In this section, the last two videos about 4 minutes long a piece.

http://www.tractorforum.com/f209/dowsing-water-13387/


----------



## Rattosh51 (Sep 10, 2008)

Interesting...


----------



## rubadub (Apr 26, 2010)

I'll have another one in a couple of hours, getting ready to go out right now, its kind of misting out.

My rain gauge says a 1/2 inch of rain last night and this morning, so we'll see how it goes in the wet ground.

Anyway about an hour to till it and an hour to put it on probably.

Rob


----------



## rubadub (Apr 26, 2010)

I have a 14 minute video on tilling from today, maybe in a day or two I can figure out how I can put it on.

My wife spent several hours trying to cut it down and splice it or whatever, and its short enough to put on you tube but its a little blurry.
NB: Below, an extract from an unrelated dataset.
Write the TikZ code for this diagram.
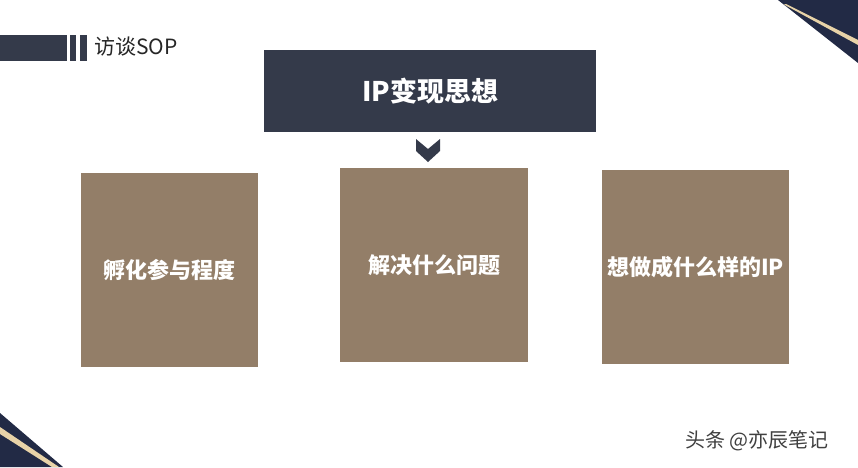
\documentclass[tikz,border=0pt]{standalone}
\usepackage{fontspec}
\setmainfont{Noto Sans CJK SC}
\definecolor{navy}{HTML}{343A4A}
\definecolor{tan}{HTML}{937E68}
\definecolor{gold}{HTML}{E8D3A8}
\definecolor{deepnavy}{HTML}{222A45}
\tikzset{
  tanbox/.style={fill=tan, draw=none, inner sep=0pt, font=\fontsize{22}{24}\selectfont\bfseries, text=white},
}
\begin{document}
\begin{tikzpicture}[x=1pt,y=-1pt]
\useasboundingbox[fill=white] (0,0) rectangle (858,467);
% corner decorations
\fill[deepnavy] (778,0) -- (858,0) -- (858,63) -- cycle;
\fill[gold] (786,4) -- (858,40) -- (858,45) -- (784,4.5) -- cycle;
\fill[deepnavy] (0,413) -- (63,467) -- (0,467) -- cycle;
\fill[gold] (0,427) -- (59,467) -- (52,467) -- (0,434) -- cycle;
% header
\fill[navy] (0,35) rectangle (67,61);
\fill[navy] (70,35) rectangle (76,61);
\fill[navy] (80,35) rectangle (87,61);
\node[anchor=west, inner sep=0pt, font=\fontsize{21}{23}\selectfont, text=black!85] (hdr) at (94,47) {访谈SOP};
% title
\node[fill=navy, minimum width=332pt, minimum height=82pt, inner sep=0pt, text=white, font=\fontsize{27}{29}\selectfont\bfseries] (title) at (430,91) {IP变现思想};
% chevron
\fill[navy] (416,139) -- (428,149) -- (440,139) -- (440,151) -- (428,162) -- (416,151) -- cycle;
\coordinate (chev) at (428,150);
% boxes
\node[tanbox, minimum width=177pt, minimum height=194pt] (b1) at (169.5,270) {孵化参与程度};
\node[tanbox, minimum width=188pt, minimum height=194pt] (b2) at (434,265) {解决什么问题};
\node[tanbox, minimum width=187pt, minimum height=194pt] (b3) at (695.5,267) {想做成什么样的IP};
% watermark
\node[anchor=west, inner sep=0pt, font=\fontsize{20}{22}\selectfont, text=black!75] (wm) at (685,441) {头条 @亦辰笔记};
\end{tikzpicture}
\end{document}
So I'm hanging onto the 14 minute segment, will figure it out another time.

Anyway, a couple things to say here about the X728 John Deere.
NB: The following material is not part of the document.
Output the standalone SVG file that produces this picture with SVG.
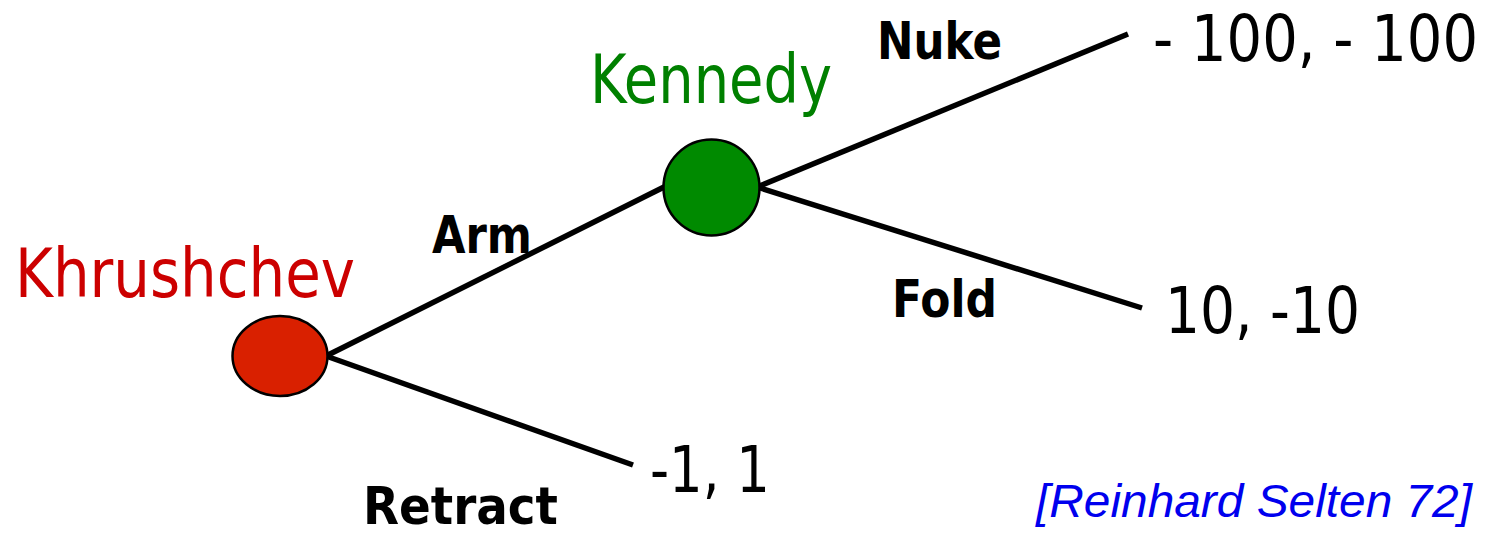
<svg xmlns="http://www.w3.org/2000/svg" width="1495" height="533" viewBox="0 0 1495 533">
<style>
.edge{stroke:#000;stroke-width:5.5;fill:none;stroke-linecap:butt}
.lbl{font-family:"DejaVu Sans","Noto Sans",sans-serif;font-weight:bold;font-size:52px;fill:#000}
.pay{font-family:"DejaVu Sans","Noto Sans",sans-serif;font-size:64px;fill:#000}
.name{font-family:"DejaVu Sans","Noto Sans",sans-serif;font-size:67px}
.node{stroke:#000;stroke-width:2.5}
</style>
<rect width="1495" height="533" fill="#fff"/>
<g id="connectors">
<line class="edge" x1="326" y1="356" x2="666" y2="186"/>
<line class="edge" x1="326" y1="356" x2="633" y2="465"/>
<line class="edge" x1="757" y1="187" x2="1128" y2="34"/>
<line class="edge" x1="757" y1="187" x2="1142" y2="308"/>
</g>
<g id="khrushchev">
<ellipse class="node" cx="280" cy="356" rx="47.5" ry="40" fill="#d92000"/>
<text class="name" x="15" y="297" fill="#cc0000" textLength="340" lengthAdjust="spacingAndGlyphs">Khrushchev</text>
</g>
<g id="kennedy">
<circle class="node" cx="711.5" cy="187.5" r="48" fill="#008a00"/>
<text class="name" x="590" y="103" fill="#008000" textLength="242" lengthAdjust="spacingAndGlyphs">Kennedy</text>
</g>
<g id="labels">
<text class="lbl" x="877" y="59" textLength="125" lengthAdjust="spacingAndGlyphs">Nuke</text>
<text class="lbl" x="432" y="253" textLength="100" lengthAdjust="spacingAndGlyphs">Arm</text>
<text class="lbl" x="892" y="317" textLength="105" lengthAdjust="spacingAndGlyphs">Fold</text>
<text class="lbl" x="363" y="524" font-size="45" textLength="195" lengthAdjust="spacingAndGlyphs">Retract</text>
</g>
<g id="payoffs">
<text class="pay" x="1153" y="61" font-size="62" textLength="325" lengthAdjust="spacingAndGlyphs">- 100, - 100</text>
<text class="pay" x="1165" y="333" textLength="195" lengthAdjust="spacingAndGlyphs">10, -10</text>
<text class="pay" x="650" y="492" textLength="120" lengthAdjust="spacingAndGlyphs">-1, 1</text>
</g>
<text id="citation" x="1036" y="517" font-family="Liberation Sans, Arial, sans-serif" font-style="italic" font-size="47" fill="#0000ee" textLength="436" lengthAdjust="spacingAndGlyphs">[Reinhard Selten 72]</text>
</svg>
Tilling today wasn't any different then when the ground wasn't so wet, it still doesn't spin, it just goes.

A lot of John Deeres have the red button on the floor board you can push down with your foot to lock up the rear differential for traction.

We had a couple of hours of snowblowing this winter and maybe 3 hours of tilling, and we have never tried out the locking differential, it just doesn't need it, and thats also without any chains in the winter, the four wheel drive is more then adequate.

We bought this tractor because we both have had a mini stroke and we get tired real easy. A walk behind tiller or walk behind snowblower just wears me down in a hurry.

We didn't get a mower deck for it, just blow snow and till with it.

I tried to get some information or pictures or videos of this particular tractor tilling and snowblowing, also any pictures on a hard cab.

I found out before I bought it there wasn't much information on it.

So I thought I would put out some information, and I have some pictures of snowblowing and pictures inside and out of the hard cab on my web site.

I thought if somebody wanted to build one they could see how the one we have sets on the tractor, its under tractor on my website.

CHEVELLE

I hope this doesn't sound like I'm bragging this machine up, but it is way more tractor then what I expected, its a real pleasure and a lot of fun to drive, you could steer it with your little finger, it rides super smooth.

As for this Kawasaki engine, it has more power then it needs. I have never heard the engine labor at all tilling or blowing snow.

As for using gas, it doesn't use hardly any at all, its runs pretty cheap.

Hopefully someone looking at a X728 tractor will benefit from what I put out, but thats okay if they don't because I really enjoy doing the videos and then watching them later.

Also I want to thank my beautifull wife of 49 years, shes the brains behind the computer and videos, if it wasn't for her, I wouldn't even be on here.

And thanks for watching.

Rob


----------